The Encyclopedia of New York City:
Second Edition

Mon, Feb 7, 2011
Yale University Press

Exhaustive in its range of information about the five boroughs, the first edition of The Encyclopedia of New York City (1995) became an instant classic, earning worldwide acclaim, awards for reference excellence, and selling out its first printing before it was officially published. But in the ever-evolving New York City, change is the constant. The new edition covers both the unpredictable events of 9/11 and the unlikely three-term mayoralty of a billionaire businessman, and documents the slower shifts of urban regeneration of many city neighborhoods.
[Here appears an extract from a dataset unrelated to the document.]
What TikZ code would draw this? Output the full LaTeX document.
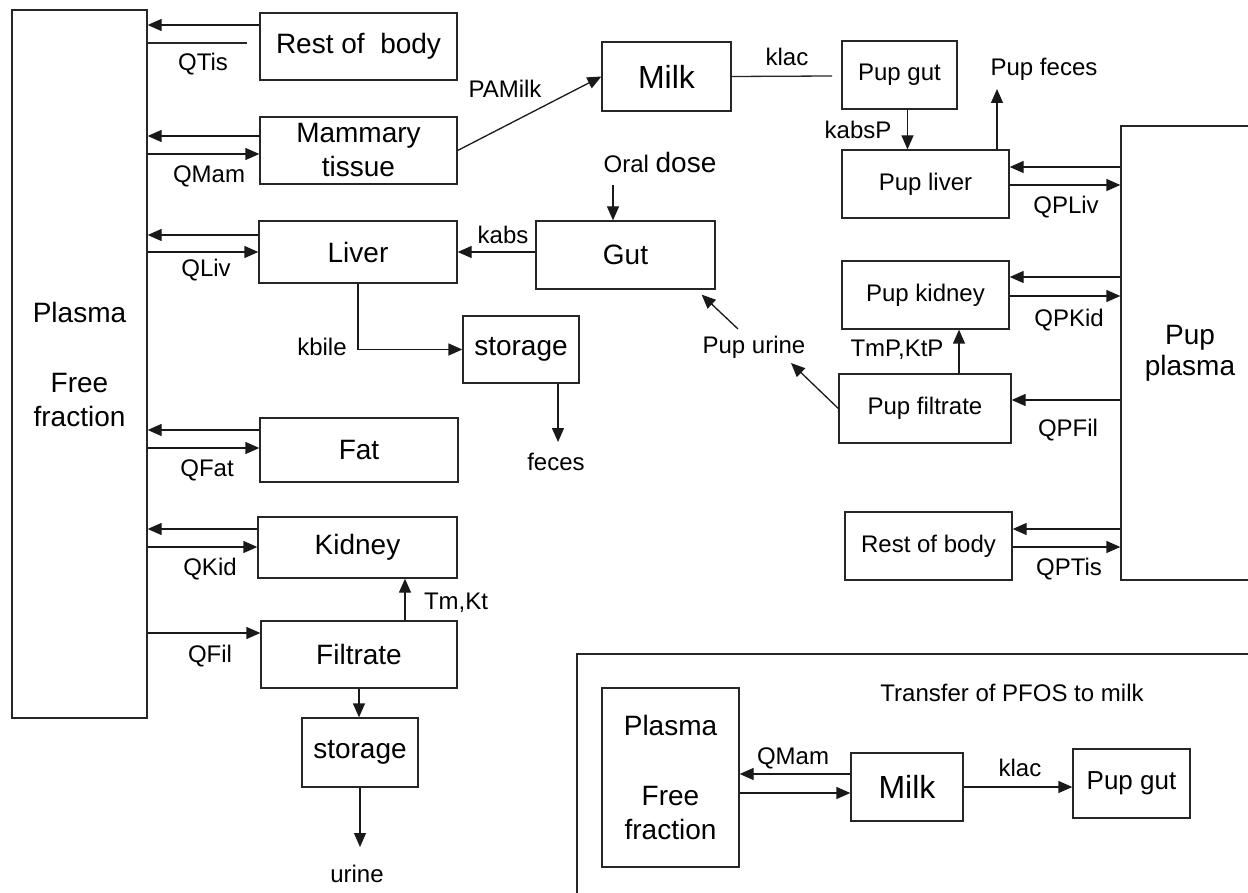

The revised edition includes 800 new entries, with new material that includes broader coverage of subject areas and new maps and illustrations. Virtually all existing entries – spanning architecture, politics, business, sports, the arts, and more – have been updated to reflect the impact of the past two decades.

Kenneth T. Jackson

Kenneth T. Jackson is the Jacques Barzun Professor of History at Columbia University, where he has taught New York City history for four decades. Author of the prize-winning Crabgrass Frontier: The Suburbanization of the United States, he is also General Editor of the Columbia History of Urban Life and a former president of the Urban History Association, the Society of American Historians, the Organization of American Historians, and the New-York Historical Society.

Lisa Keller

Lisa Keller is Associate Professor of History at SUNY Purchase where she specializes in trans-Atlantic (England and the U.S.), women’s, and urban history. Her book Triumph of Order: Democracy and Public Space in New York & London was published by Columbia University Press in 2008.